Pentagon Pride: Reflections from a Trans Vet
Brynn Tannehill Trans — 28 July 2012
http://outservemag.com/2012/07/pentagon-pride-reflections-from-a-trans-vet/As a transgender veteran who is involved with OutServe and SLDN, the anniversary of the end of DADT is a bittersweet occasion. It represents progress, and hope for the future of other transgender vets. It is tinged with the fear of being forgotten and left behind. I left the service behind several years before I transitioned, and now spend my life as a well air-conditioned DoD contractor designing the systems that people behind me will take with them to war. I am working on base, but out here in the flyover country of Ohio events at the Pentagon and the White House seem far and distant. All I have to go by is what I read all over the internet, and my interactions with people who reside in more interesting places than me.
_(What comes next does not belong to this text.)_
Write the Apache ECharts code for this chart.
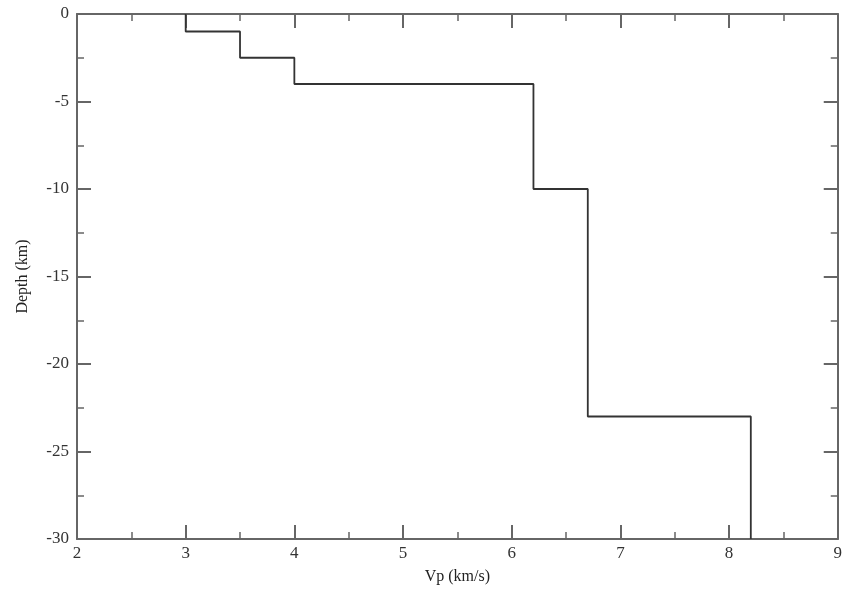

I marveled at the official event at the Pentagon and at the military and leaders willing to go on record supporting lesbian and gay troops. There is a world of difference between now and my plebe year at the academy in 1993-1994 when DADT was instituted. I remember the universal wave of anger that surrounded me at the mere thought that President Clinton was inching his way towards letting "those" people serve with slightly less fear of persecution. I remember folks swearing up and down they would quit if "those people" might be sitting there next to them. Yet here, today, they are officially celebrating LGBT pride at the Pentagon. We have a seat at the table, and everything is marching towards a level playing field.